Complete step by step solution:
To find the derivative of $\text{y}=\text{arcsec}\left( \text{x} \right)$ we will firstly write the $arc\sec \left( x \right)$ in its simplified form.
$\begin{aligned} & \Rightarrow y=arc\sec \left( x \right) \\\ & \therefore y={{\sec }^{-1}}\left( x \right) \\\ \end{aligned}$
Take the secant term on the left side we get,
$\sec y=x$…..$\left( 1 \right)$
Using Implicit differentiation on above value we get,
$\dfrac{d\left( \sec y \right)}{dx}=\dfrac{dx}{dx}$
We know differentiation of $\sec \left( y \right)$ is $\sec y\tan y$ so,
$\sec y\tan y\dfrac{dy}{dx}=1$
On simplifying we get,
$\dfrac{dy}{dx}=\dfrac{1}{\sec y\tan y}$
Substituting value from equation (1) in above we get,
$\dfrac{dy}{dx}=\dfrac{1}{x\tan y}$……$\left( 2 \right)$
Now, to find the value of $\tan y$ in terms of $x$ we will use the below identity.
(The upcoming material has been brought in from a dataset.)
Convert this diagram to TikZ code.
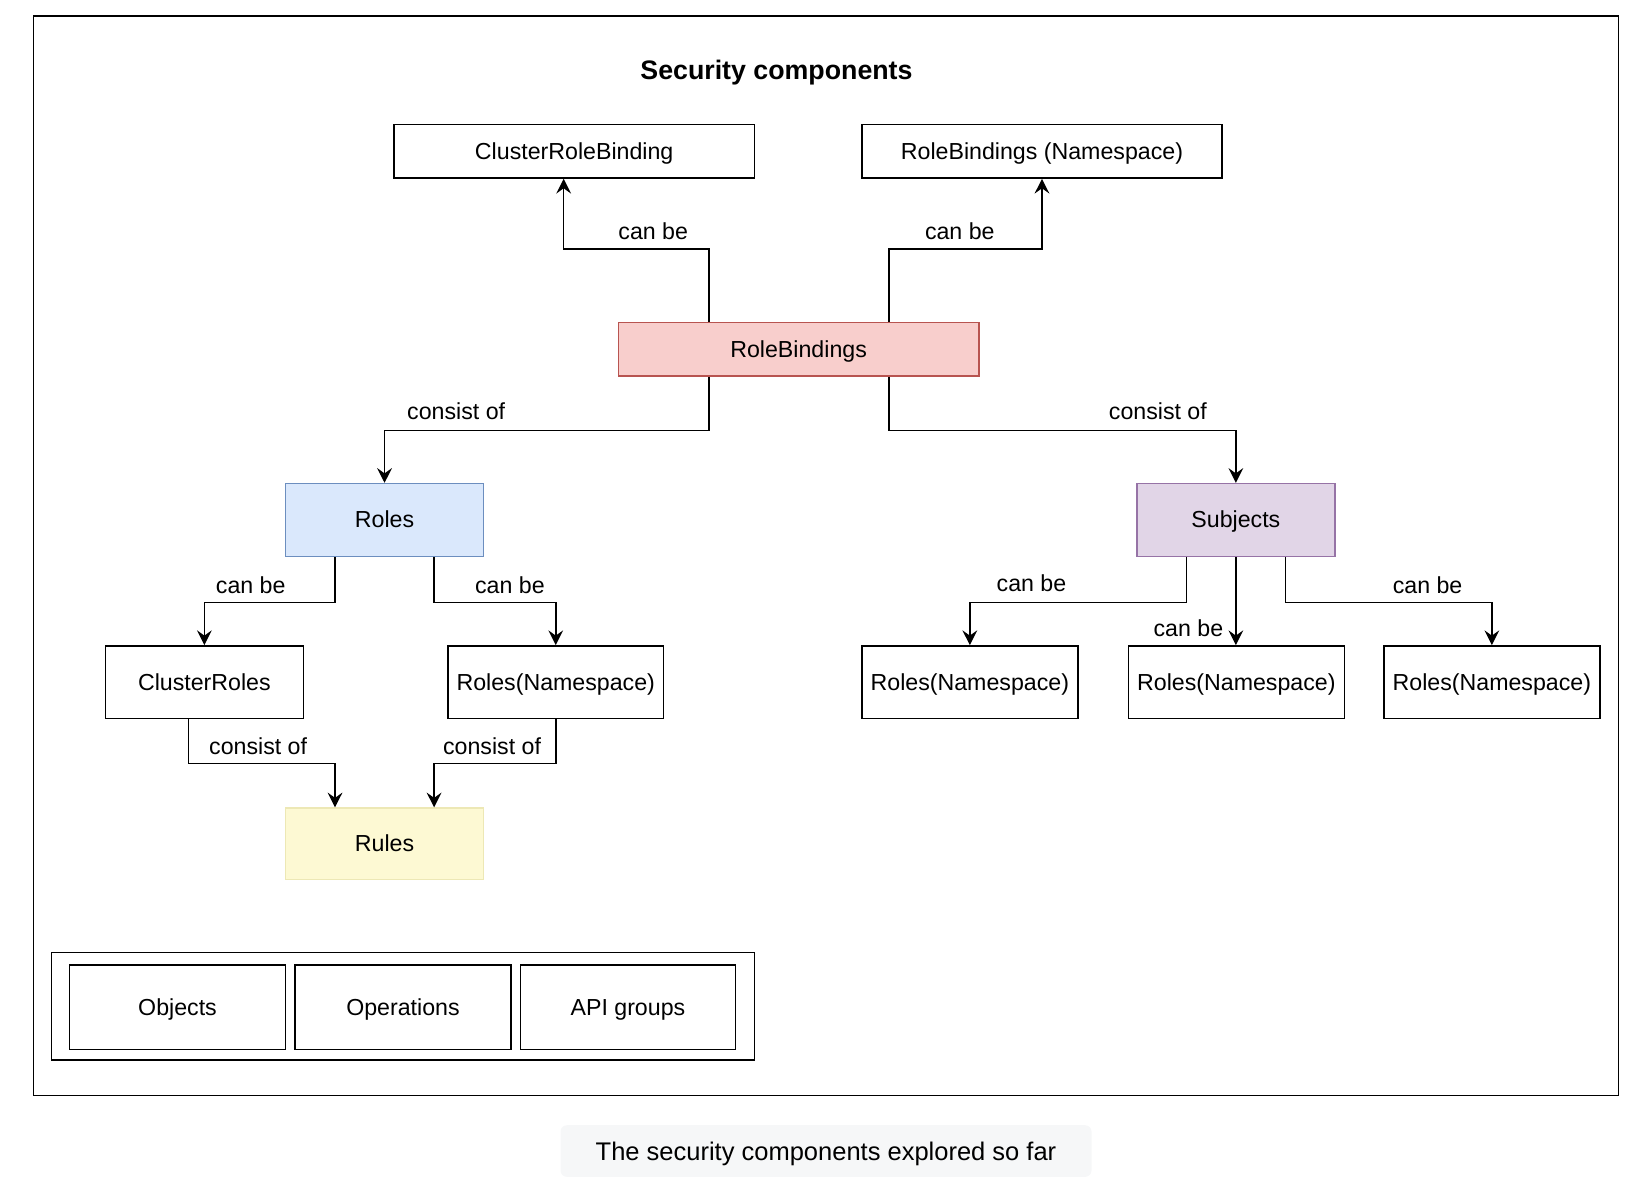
\documentclass[tikz,border=0pt]{standalone}
\usepackage{fontspec}
\setmainfont{Liberation Sans}
\usetikzlibrary{arrows.meta,calc}
\definecolor{rbfill}{HTML}{F8CECC}\definecolor{rbdraw}{HTML}{B85450}
\definecolor{rofill}{HTML}{DAE8FC}\definecolor{rodraw}{HTML}{6C8EBF}
\definecolor{sufill}{HTML}{E1D5E7}\definecolor{sudraw}{HTML}{9673A6}
\definecolor{rufill}{HTML}{FDF9D3}\definecolor{rudraw}{HTML}{EDE8B5}
\definecolor{capfill}{HTML}{F6F7F8}
\begin{document}
\begin{tikzpicture}[x=0.5pt,y=-0.5pt,
  txt/.style={font=\fontsize{11}{13}\selectfont, text height=0.75em, text depth=0em},
  box/.style={txt, draw=black, line width=0.7pt, rectangle, inner sep=0pt, align=center},
  wide/.style={box, minimum width=171pt, minimum height=25.5pt},
  mid/.style={box, minimum width=94pt, minimum height=34.5pt},
  nsbox/.style={box, minimum width=102.5pt, minimum height=34.5pt},
  part/.style={box, minimum width=102.5pt, minimum height=40pt},
  arr/.style={-{Stealth[length=7pt,width=7pt,inset=2.5pt]}, line width=0.75pt},
  lbl/.style={txt, inner sep=0pt},
]
\useasboundingbox (0,0) rectangle (1568,1126);
% outer frame
\draw[line width=0.7pt] (32,15) rectangle (1536,1040);
\node[font=\bfseries\fontsize{12.7}{15}\selectfont, yshift=-1.5pt] (title) at (737,66) {Security components};

% top row
\node[wide] (crb) at (545,143.5) {ClusterRoleBinding};
\node[wide] (rbn) at (989,143.5) {RoleBindings (Namespace)};
\node[wide, fill=rbfill, draw=rbdraw] (rb) at (758,331.5) {RoleBindings};

% second row
\node[mid, fill=rofill, draw=rodraw] (roles) at (365,493.5) {Roles};
\node[mid, fill=sufill, draw=sudraw] (subj) at (1173,493.5) {Subjects};

% third row
\node[mid] (cr) at (194,647.5) {ClusterRoles};
\node[nsbox] (rns) at (527.5,647.5) {Roles(Namespace)};
\node[nsbox] (s1) at (920.5,647.5) {Roles(Namespace)};
\node[nsbox] (s2) at (1173.5,647.5) {Roles(Namespace)};
\node[nsbox] (s3) at (1416,647.5) {Roles(Namespace)};

% rules
\node[mid, minimum height=34pt, fill=rufill, draw=rudraw] (rules) at (365,801) {Rules};

% bottom container
\node[draw=black, line width=0.7pt, minimum width=333.5pt, minimum height=51pt, inner sep=0pt] (cont) at (382.5,955) {};
\node[part] (obj) at (168.5,956) {Objects};
\node[part] (ops) at (382.5,956) {Operations};
\node[part, minimum width=102pt] (api) at (596,956) {API groups};

% connectors
\draw[arr] ($(rb.north)+(-85,0)$) -- ++(0,-69) -| ($(crb.south)+(-10,0)$);
\draw[arr] ($(rb.north)+(86,0)$) -- ++(0,-69) -| (rbn.south);
\draw[arr] ($(rb.south)+(-85,0)$) -- ++(0,51) -| (roles.north);
\draw[arr] ($(rb.south)+(86,0)$) -- ++(0,51) -| (subj.north);
\draw[arr] ($(roles.south)+(-47,0)$) -- ++(0,43) -| (cr.north);
\draw[arr] ($(roles.south)+(47,0)$) -- ++(0,43) -| (rns.north);
\draw[arr] ($(cr.south)+(-15,0)$) -- ++(0,42) -| ($(rules.north)+(-47,0)$);
\draw[arr] (rns.south) -- ++(0,42) -| ($(rules.north)+(47,0)$);
\draw[arr] ($(subj.south)+(-47,0)$) -- ++(0,43) -| (s1.north);
\draw[arr] (subj.south) -- (subj.south |- s2.north);
\draw[arr] ($(subj.south)+(47,0)$) -- ++(0,43) -| (s3.north);

% labels
\node[lbl] (l1) at (620,220) {can be};
\node[lbl] (l2) at (911,220) {can be};
\node[lbl] (l3) at (433,391) {consist of};
\node[lbl] (l4) at (1099,391) {consist of};
\node[lbl] (l5) at (238,556) {can be};
\node[lbl] (l6) at (484,556) {can be};
\node[lbl] (l7) at (245,709) {consist of};
\node[lbl] (l8) at (467,709) {consist of};
\node[lbl] (l9) at (979,554) {can be};
\node[lbl] (l10) at (1128,597) {can be};
\node[lbl] (l11) at (1355,556) {can be};

% caption
\fill[capfill, rounded corners=3pt] (532,1068) rectangle (1036,1117);
\node[font=\fontsize{12.1}{14}\selectfont, yshift=-1pt] (cap) at (784,1093) {The security components explored so far};
\end{tikzpicture}
\end{document}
${{\sec }^{2}}y=1+{{\tan }^{2}}y$
Substituting value from equation (1) in above equation we get,
$\begin{aligned} & \Rightarrow {{x}^{2}}=1+{{\tan }^{2}}y \\\ & \Rightarrow {{x}^{2}}-1={{\tan }^{2}}y \\\ & \Rightarrow \pm \sqrt{{{x}^{2}}-1}=\tan y \\\ \end{aligned}$
Substituting above value in equation (2) we get,
$\dfrac{dy}{dx}=\dfrac{1}{\pm x\sqrt{{{x}^{2}}-1}}$
Further we can say that if $x\ge 1$ or $x\le -1$ we will get our denominator term as positive in both case so we can rewrite the answer as:
$\dfrac{dy}{dx}=\dfrac{1}{\left| x \right|\sqrt{{{x}^{2}}-1}}$
Hence, derivative of $\text{y}=\text{arcsec}\left( \text{x} \right)$ is $\dfrac{1}{\left| x \right|\sqrt{1-{{x}^{2}}}}$

Note: The term Implicit differentiation used in the solution is done when some function having variable $x,y$ when differentiated doesn’t lead directly to the answer. In this method $\dfrac{dy}{dx}$ terms are collected in one side after differentiation and then we solve the equation further to get the derivative. Differentiation of Trigonometry functions is different from usual differentiation; this concept is very vast and useful. We start by finding the derivative of sine and cosine terms and then by using it obtain the derivatives of the remaining four trigonometric functions.